A Washington-based watchdog group has filed six complaints with the Internal Revenue Service after dozens of clergy participated in a challenge to rules that ban politicking from the pulpit.
At least 31 pastors took part in "Pulpit Freedom Sunday" (Sept. 28), according to the initiative's organizers at the Alliance Defense Fund, a conservative Christian law firm based in Arizona.
"These pastors flagrantly violated the law and now must deal with the consequences," said the Rev. Barry W. Lynn, executive director of Americans United for Separation of Church and State.

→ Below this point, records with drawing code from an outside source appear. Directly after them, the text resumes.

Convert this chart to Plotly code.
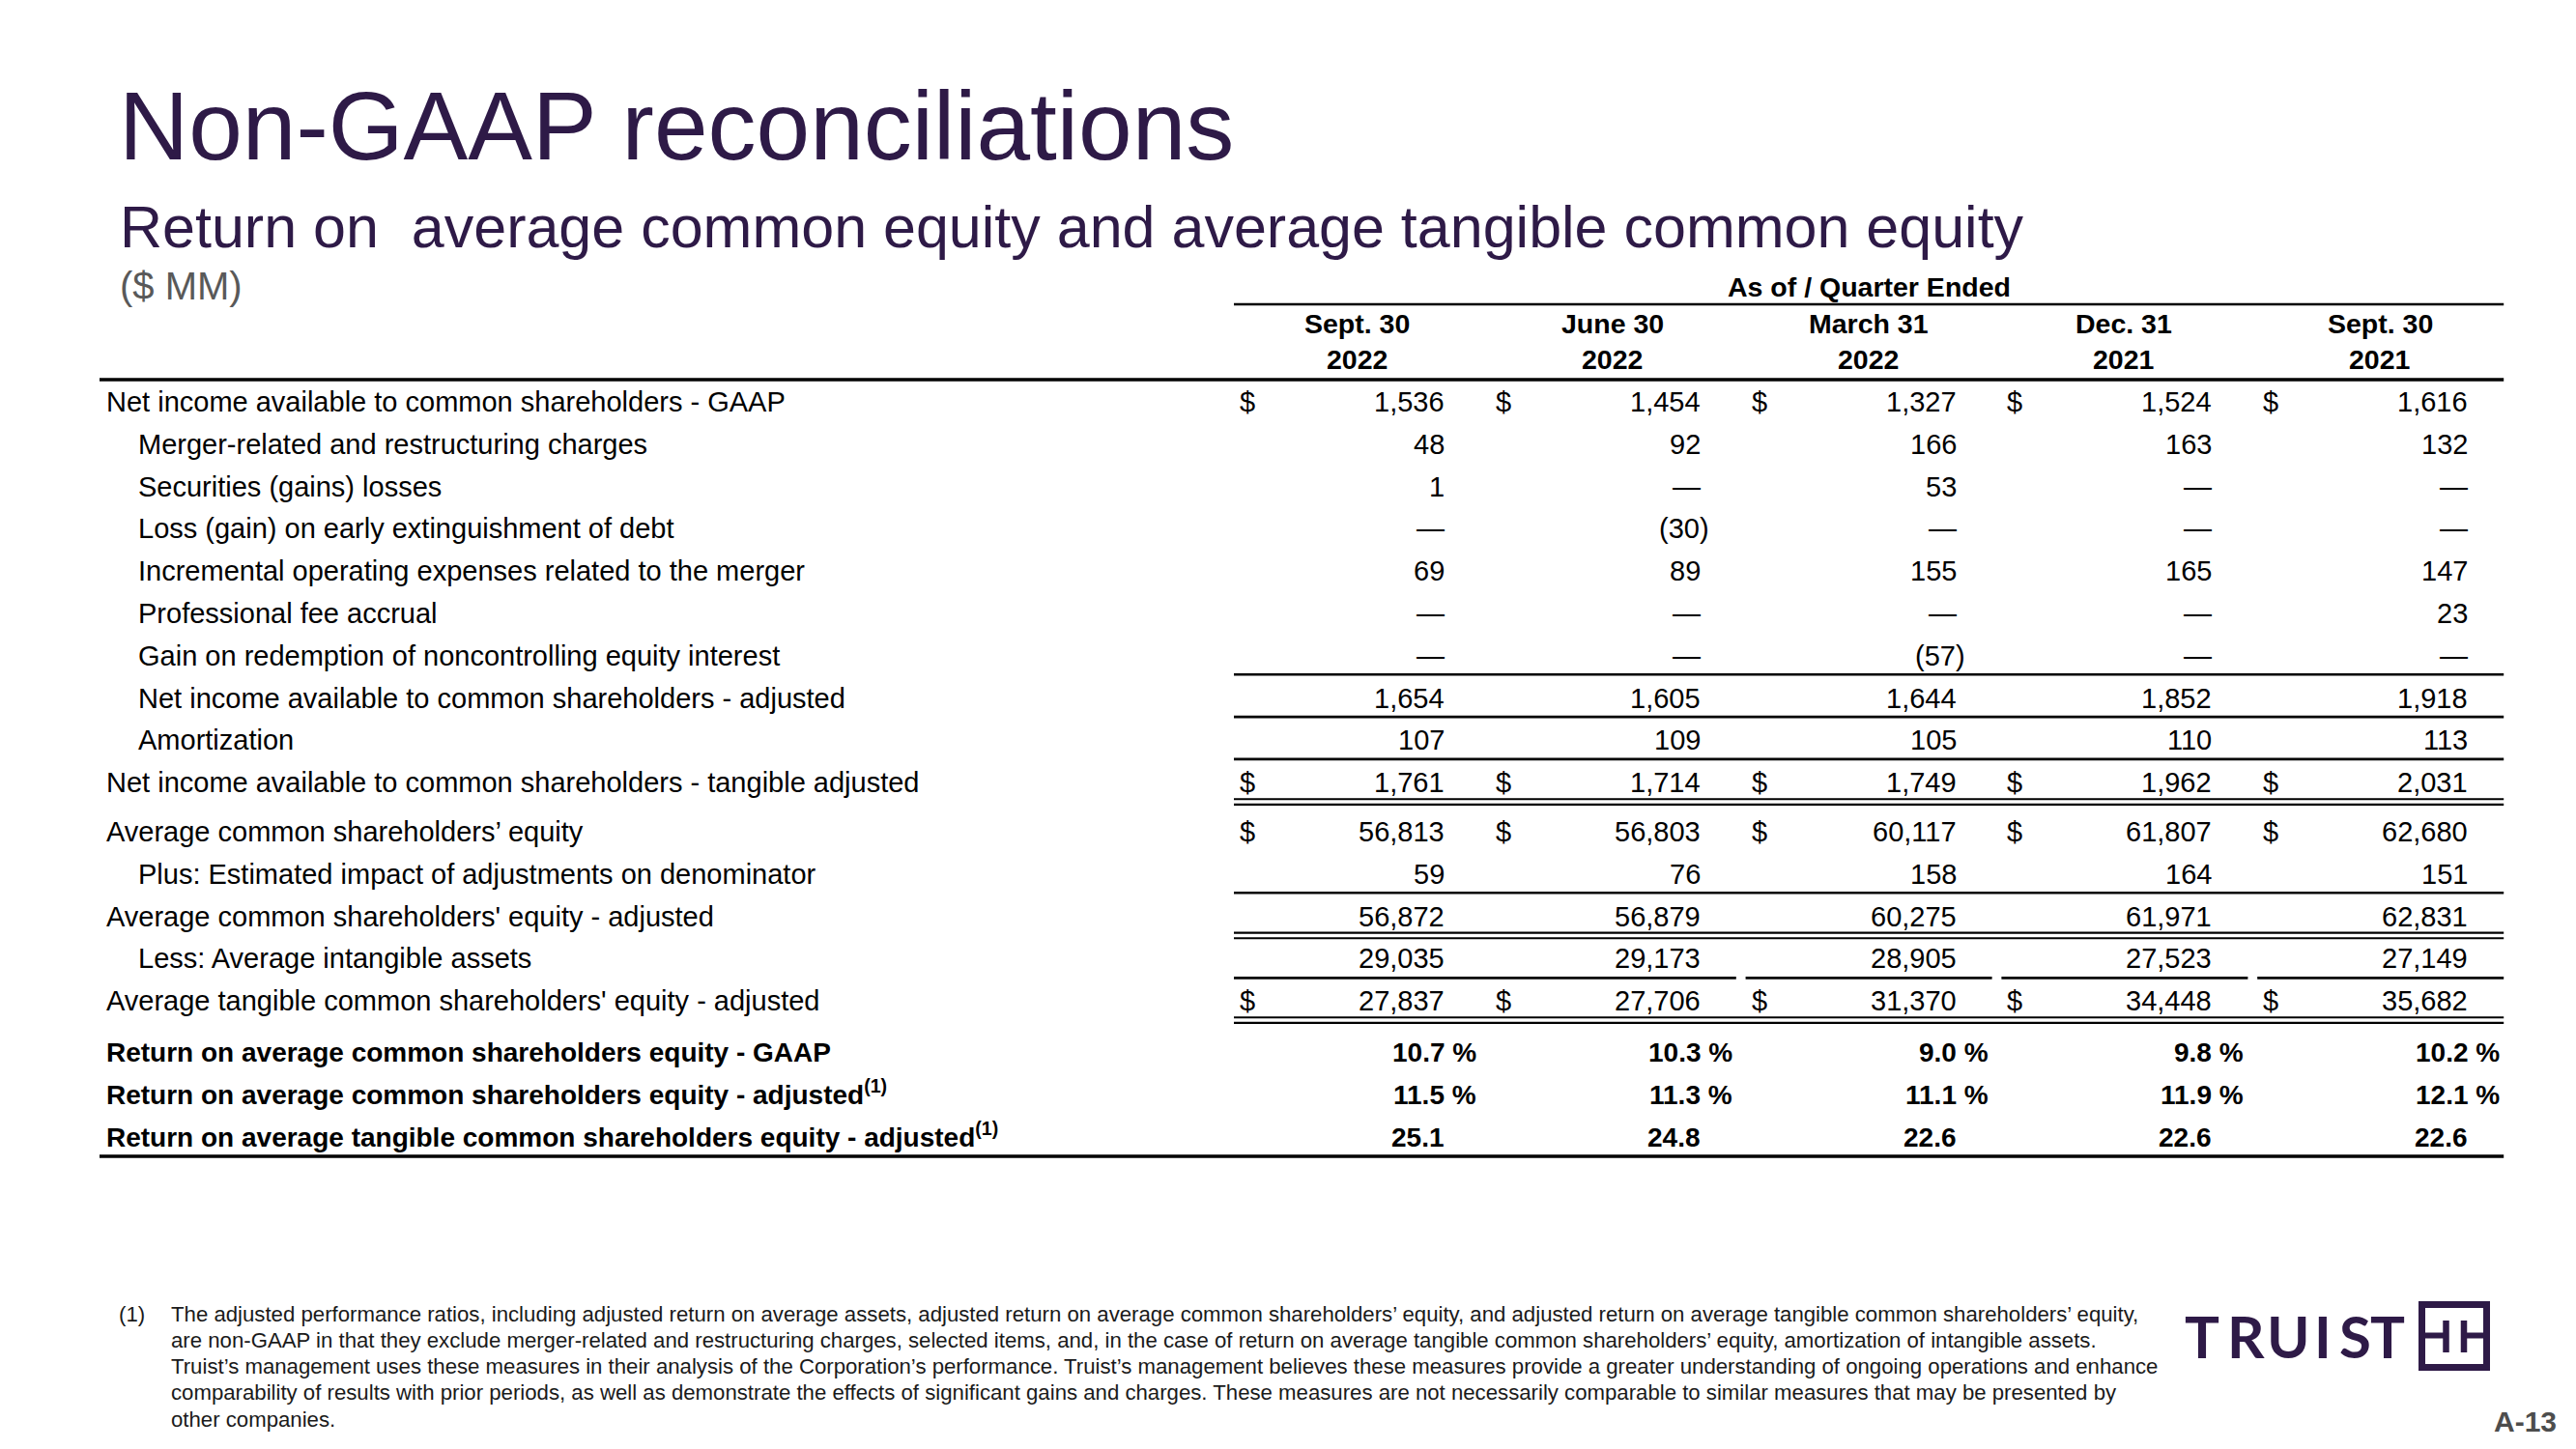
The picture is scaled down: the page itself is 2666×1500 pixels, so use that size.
import plotly.graph_objects as go

# ---------------- data ----------------
title_text = "Non-GAAP reconciliations"
subtitle_text = "Return on\u00a0 average common equity and average tangible common equity"
unit_text = "($ MM)"
group_header = "As of / Quarter Ended"
period_month = ["Sept. 30", "June 30", "March 31", "Dec. 31", "Sept. 30"]
period_year = ["2022", "2022", "2022", "2021", "2021"]

row_labels = [
    "Net income available to common shareholders - GAAP",
    "Merger-related and restructuring charges",
    "Securities (gains) losses",
    "Loss (gain) on early extinguishment of debt",
    "Incremental operating expenses related to the merger",
    "Professional fee accrual",
    "Gain on redemption of noncontrolling equity interest",
    "Net income available to common shareholders - adjusted",
    "Amortization",
    "Net income available to common shareholders - tangible adjusted",
    "Average common shareholders\u2019 equity",
    "Plus: Estimated impact of adjustments on denominator",
    "Average common shareholders' equity - adjusted",
    "Less: Average intangible assets",
    "Average tangible common shareholders' equity - adjusted",
    "Return on average common shareholders equity - GAAP",
    "Return on average common shareholders equity - adjusted<sup>(1)</sup>",
    "Return on average tangible common shareholders equity - adjusted<sup>(1)</sup>",
]
row_indent = [False, True, True, True, True, True, True, True, True,
              False, False, True, False, True, False, False, False, False]
row_bold = [False] * 15 + [True] * 3
row_dollar = [True, False, False, False, False, False, False, False, False,
              True, True, False, False, False, True, False, False, False]
row_kind = ["num"] * 15 + ["pct", "pct", "ratio"]

net_income_gaap = [1536, 1454, 1327, 1524, 1616]
merger_restructuring = [48, 92, 166, 163, 132]
securities_gains_losses = [1, None, 53, None, None]
debt_extinguishment = [None, -30, None, None, None]
incremental_merger_opex = [69, 89, 155, 165, 147]
professional_fee_accrual = [None, None, None, None, 23]
gain_nci_redemption = [None, None, -57, None, None]
net_income_adjusted = [1654, 1605, 1644, 1852, 1918]
amortization = [107, 109, 105, 110, 113]
net_income_tangible_adj = [1761, 1714, 1749, 1962, 2031]
avg_common_equity = [56813, 56803, 60117, 61807, 62680]
plus_denominator_adj = [59, 76, 158, 164, 151]
avg_common_equity_adj = [56872, 56879, 60275, 61971, 62831]
less_avg_intangibles = [29035, 29173, 28905, 27523, 27149]
avg_tangible_equity_adj = [27837, 27706, 31370, 34448, 35682]
roe_gaap = [10.7, 10.3, 9.0, 9.8, 10.2]
roe_adjusted = [11.5, 11.3, 11.1, 11.9, 12.1]
rotce_adjusted = [25.1, 24.8, 22.6, 22.6, 22.6]

row_values = [
    net_income_gaap, merger_restructuring, securities_gains_losses,
    debt_extinguishment, incremental_merger_opex, professional_fee_accrual,
    gain_nci_redemption, net_income_adjusted, amortization,
    net_income_tangible_adj, avg_common_equity, plus_denominator_adj,
    avg_common_equity_adj, less_avg_intangibles, avg_tangible_equity_adj,
    roe_gaap, roe_adjusted, rotce_adjusted,
]

# rules drawn below given rows
rule_below = {6: "single", 7: "single", 8: "single", 9: "double",
              11: "single", 12: "double", 13: "split", 14: "double", 17: "heavy"}

footnote_marker = "(1)"
footnote_lines = [
    "The adjusted performance ratios, including adjusted return on average assets, adjusted return on average common shareholders\u2019 equity, and adjusted return on average tangible common shareholders\u2019 equity,",
    "are non-GAAP in that they exclude merger-related and restructuring charges, selected items, and, in the case of return on average tangible common shareholders\u2019 equity, amortization of intangible assets.",
    "Truist\u2019s management uses these measures in their analysis of the Corporation\u2019s performance. Truist\u2019s management believes these measures provide a greater understanding of ongoing operations and enhance",
    "comparability of results with prior periods, as well as demonstrate the effects of significant gains and charges. These measures are not necessarily comparable to similar measures that may be presented by",
    "other companies.",
]
logo_letters = ["T", "R", "U", "I", "S", "T"]
page_number = "A-13"

# ---------------- style / geometry ----------------
W, H = 2666, 1500
PAGE_OFFSET = 8          # default body margin of the html page
PURPLE = "#2E1A47"
BLACK = "#000000"
FONT = "Liberation Sans, Arial, Helvetica, sans-serif"
BODY = 29
BOLD = 28
FOOT = 22.2

TABLE_LEFT = 103
COL0 = 1277
COL_STEP = 264.8
COL_W = 255
NUM_RIGHT = 218
DOLLAR_X = 14
HEAD_CX = 127


def col_left(k):
    return COL0 + k * COL_STEP


def row_y(i):
    return 416 + i * 43.8 + (7 if i >= 10 else 0) + (9.5 if i >= 15 else 0)


def fmt(v, kind):
    if v is None:
        return "\u2014"
    if kind == "pct":
        return f"{v:.1f} %"
    if kind == "ratio":
        return f"{v:.1f}"
    if v < 0:
        return f"({abs(v):,})"
    return f"{v:,}"


annotations = []
shapes = []


def text(x, y, s, size, color=BLACK, anchor="left", bold=False, family=FONT, yanchor="middle", align="left"):
    annotations.append(dict(
        x=x, y=y, xref="x", yref="y", text=s, showarrow=False,
        xanchor=anchor, yanchor=yanchor, align=align,
        borderpad=0, borderwidth=0,
        font=dict(size=size, color=color, family=family, weight=700 if bold else 400),
    ))


def hline(x0, x1, y, width, color=BLACK):
    shapes.append(dict(type="line", xref="x", yref="y", x0=x0, x1=x1, y0=y, y1=y,
                       line=dict(color=color, width=width)))


# titles
text(123, 130, title_text, 100, PURPLE)
text(124, 234.6, subtitle_text, 61, PURPLE)
text(124, 296, unit_text, 40, "#595959")

# header
ncols = len(period_month)
table_right = col_left(ncols - 1) + COL_W
text((COL0 + table_right) / 2, 297, group_header, 28.5, anchor="center", bold=True)
hline(COL0, table_right, 315, 2.5)
for k in range(ncols):
    text(col_left(k) + HEAD_CX, 335, period_month[k], 28.5, anchor="center", bold=True)
    text(col_left(k) + HEAD_CX, 372, period_year[k], 28.5, anchor="center", bold=True)
hline(TABLE_LEFT, table_right, 393, 3.5)

# body rows
for i, label in enumerate(row_labels):
    y = row_y(i)
    size = BOLD if row_bold[i] else BODY
    x_label = 143 if row_indent[i] else 110
    y_label = y - 2 if "<sup>" in label else y
    text(x_label, y_label, label, size, bold=row_bold[i])
    for k in range(ncols):
        v = row_values[i][k]
        kind = row_kind[i]
        xr = col_left(k) + NUM_RIGHT
        s = fmt(v, kind)
        if kind == "pct":
            xr += 33
        elif v is not None and kind == "num" and v < 0:
            xr += 9.5
        text(xr, y, s, size, anchor="right", bold=row_bold[i])
        if row_dollar[i]:
            text(col_left(k) + DOLLAR_X, y, "$", size, anchor="center")
    rule = rule_below.get(i)
    if rule == "single":
        hline(COL0, table_right, y + 19.5, 2.6)
    elif rule == "double":
        hline(COL0, table_right, y + 17, 2.1)
        hline(COL0, table_right, y + 22.7, 2.1)
    elif rule == "split":
        yl = y + 20
        hline(col_left(0), col_left(1) + COL_W, yl, 2.6)
        for k in range(2, ncols):
            hline(col_left(k), col_left(k) + COL_W, yl, 2.6)
    elif rule == "heavy":
        hline(TABLE_LEFT, table_right, y + 20, 3.5)

# footnote
text(123, 1360, footnote_marker, FOOT, "#1a1a1a")
for j, line in enumerate(footnote_lines):
    text(177, 1360 + j * 27.3, line, FOOT, "#1a1a1a")

# logo
logo_x = [2279, 2324, 2368, 2404, 2437, 2471]
for ch, lx in zip(logo_letters, logo_x):
    text(lx, 1383, ch, 60, PURPLE, anchor="center", bold=True, family="Lato, Open Sans, sans-serif")
shapes.append(dict(type="rect", xref="x", yref="y", x0=2506.5, x1=2573.5, y0=1350.5, y1=1415.5,
                   line=dict(color=PURPLE, width=7), fillcolor="rgba(0,0,0,0)"))
for vx in (2531.5, 2550):
    shapes.append(dict(type="line", xref="x", yref="y", x0=vx, x1=vx, y0=1367, y1=1400,
                       line=dict(color=PURPLE, width=6.5)))
hline(2506, 2531.5, 1382.5, 6, PURPLE)
hline(2550, 2574, 1382.5, 6, PURPLE)

# page number
text(2646, 1471, page_number, 30, "#4d4d4d", anchor="right", bold=True)

fig = go.Figure()
fig.add_trace(go.Scatter(x=[PAGE_OFFSET, W], y=[PAGE_OFFSET, H], mode="markers",
                         marker=dict(opacity=0), hoverinfo="skip", showlegend=False))
fig.update_layout(
    width=W, height=H,
    margin=dict(l=0, r=0, t=0, b=0),
    paper_bgcolor="white", plot_bgcolor="white",
    # axis ranges shifted so that data units equal page pixels
    xaxis=dict(range=[PAGE_OFFSET, W + PAGE_OFFSET], visible=False, fixedrange=True),
    yaxis=dict(range=[H + PAGE_OFFSET, PAGE_OFFSET], visible=False, fixedrange=True),
    annotations=annotations, shapes=shapes,
    showlegend=False, hovermode=False,
)
fig.write_html("out.html")
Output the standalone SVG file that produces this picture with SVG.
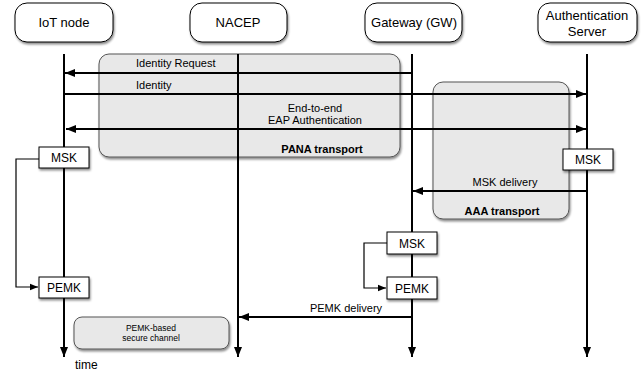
<svg xmlns="http://www.w3.org/2000/svg" width="641" height="373" viewBox="0 0 641 373">
<defs>
<filter id="sh" x="-10%" y="-10%" width="130%" height="140%">
<feDropShadow dx="1" dy="2" stdDeviation="1.3" flood-color="#000" flood-opacity="0.45"/>
</filter>
<marker id="ah" viewBox="0 0 10 10" refX="10" refY="5" markerWidth="10" markerHeight="10" markerUnits="userSpaceOnUse" orient="auto-start-reverse">
<path d="M0,1 L10,5 L0,9 Z" fill="#000"/>
</marker>
<marker id="ahs" viewBox="0 0 10 10" refX="10" refY="5" markerWidth="8" markerHeight="8" markerUnits="userSpaceOnUse" orient="auto">
<path d="M0,1 L10,5 L0,9 Z" fill="#000"/>
</marker>
</defs>
<style>
text{font-family:"Liberation Sans",Arial,sans-serif;fill:#000}
.hdr{fill:#fff;stroke:#000;stroke-width:1;filter:url(#sh)}
.ht{font-size:13px;text-anchor:middle}
.grp{fill:#e8e8e8;stroke:#555;stroke-width:1;filter:url(#sh)}
.key{fill:#fff;stroke:#000;stroke-width:1;filter:url(#sh)}
.kt{font-size:12px;text-anchor:middle}
.life{stroke:#000;stroke-width:2;fill:none}
.msg{stroke:#000;stroke-width:2;fill:none}
.thin{stroke:#000;stroke-width:1.2;fill:none}
.lbl{font-size:11px}
.bold{font-size:11px;font-weight:bold;text-anchor:middle}
</style>
<rect width="641" height="373" fill="#fff"/>

<g id="pana-transport">
<rect class="grp" x="99" y="54" width="301" height="103" rx="10"/>
<text class="bold" x="322" y="153">PANA transport</text>
</g>
<g id="aaa-transport">
<rect class="grp" x="433" y="82" width="136" height="137" rx="10"/>
<text class="bold" x="502" y="215">AAA transport</text>
</g>
<g id="secure-channel">
<rect class="grp" x="74" y="317" width="155" height="32" rx="8"/>
<text x="151" y="331" font-size="8.5" text-anchor="middle">PEMK-based</text>
<text x="151" y="341" font-size="8.5" text-anchor="middle">secure channel</text>
</g>

<g id="connectors">
<line class="life" x1="64" y1="54" x2="64" y2="357" marker-end="url(#ah)"/>
<line class="life" x1="238" y1="54" x2="238" y2="357" marker-end="url(#ah)"/>
<line class="life" x1="412" y1="54" x2="412" y2="357" marker-end="url(#ah)"/>
<line class="life" x1="587" y1="54" x2="587" y2="357" marker-end="url(#ah)"/>
<line class="msg" x1="412" y1="73" x2="65" y2="73" marker-end="url(#ah)"/>
<line class="msg" x1="64" y1="94" x2="586" y2="94" marker-end="url(#ah)"/>
<line class="msg" x1="66" y1="129" x2="586" y2="129" marker-start="url(#ah)" marker-end="url(#ah)"/>
<line class="msg" x1="587" y1="191" x2="413" y2="191" marker-end="url(#ah)"/>
<line class="msg" x1="412" y1="317" x2="239" y2="317" marker-end="url(#ah)"/>
<polyline class="thin" points="39,159 16,159 16,287 38,287" marker-end="url(#ahs)"/>
<polyline class="thin" points="387,243 364,243 364,288 386,288" marker-end="url(#ahs)"/>
<text class="lbl" x="136" y="67">Identity Request</text>
<text class="lbl" x="136" y="89">Identity</text>
<text class="lbl" x="315" y="112" text-anchor="middle">End-to-end</text>
<text class="lbl" x="315" y="124" text-anchor="middle">EAP Authentication</text>
<text class="lbl" x="505" y="186" text-anchor="middle">MSK delivery</text>
<text class="lbl" x="346" y="312" text-anchor="middle">PEMK delivery</text>
<text x="75" y="369" font-size="12">time</text>
</g>

<g id="iot-node">
<rect class="hdr" x="15" y="3" width="98" height="39" rx="12"/>
<text class="ht" x="64" y="27">IoT node</text>
</g>
<g id="nacep">
<rect class="hdr" x="190" y="3" width="97" height="39" rx="12"/>
<text class="ht" x="238" y="27">NACEP</text>
</g>
<g id="gateway">
<rect class="hdr" x="365" y="3" width="97" height="39" rx="12"/>
<text class="ht" x="414" y="27">Gateway (GW)</text>
</g>
<g id="auth-server">
<rect class="hdr" x="538" y="3" width="99" height="39" rx="12"/>
<text class="ht" x="587" y="20">Authentication</text>
<text class="ht" x="587" y="36">Server</text>
</g>

<g id="iot-msk">
<rect class="key" x="39" y="147" width="50" height="21"/>
<text class="kt" x="64" y="162">MSK</text>
</g>
<g id="iot-pemk">
<rect class="key" x="39" y="277" width="50" height="21"/>
<text class="kt" x="64" y="292">PEMK</text>
</g>
<g id="as-msk">
<rect class="key" x="563" y="149" width="50" height="21"/>
<text class="kt" x="588" y="164">MSK</text>
</g>
<g id="gw-msk">
<rect class="key" x="387" y="232" width="50" height="22"/>
<text class="kt" x="412" y="248">MSK</text>
</g>
<g id="gw-pemk">
<rect class="key" x="387" y="277" width="50" height="22"/>
<text class="kt" x="412" y="293">PEMK</text>
</g>
</svg>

Pastors endorsed Sen. John McCain for president in five of the six churches, Lynn said.
Gary McCaleb, senior counsel with ADF, said: "It's not a matter of separation of church and state when you've got the IRS in the pew. That's oppression of free speech."
McCaleb said 31 pastors who agreed to participate in the plan preached on Sunday. The ADF has asked the pastors, most of whom are evangelical, to send their sermons to the law firm, which plans a court challenge of the IRS rules against partisan politicking by tax exempt organizations.
Asked if all the participating pastors had endorsed a candidate for president, McCaleb said, "I think some had a pretty direct statement." He said the goal was to find a group of pastors who supported an "exercise of faith" that could lead to a Supreme Court case.
Americans United's complaints were filed against: Calvary Chapel on the King's Highway, Philadelphia; Bethlehem First Baptist Church, Bethlehem, Ga.; Fairview Baptist Church, Edmond, Okla.; Warroad Community Church, Warroad, Minn; New Life Church in West Bend, Wis., and First Southern Baptist Church, Buena Park, Calif.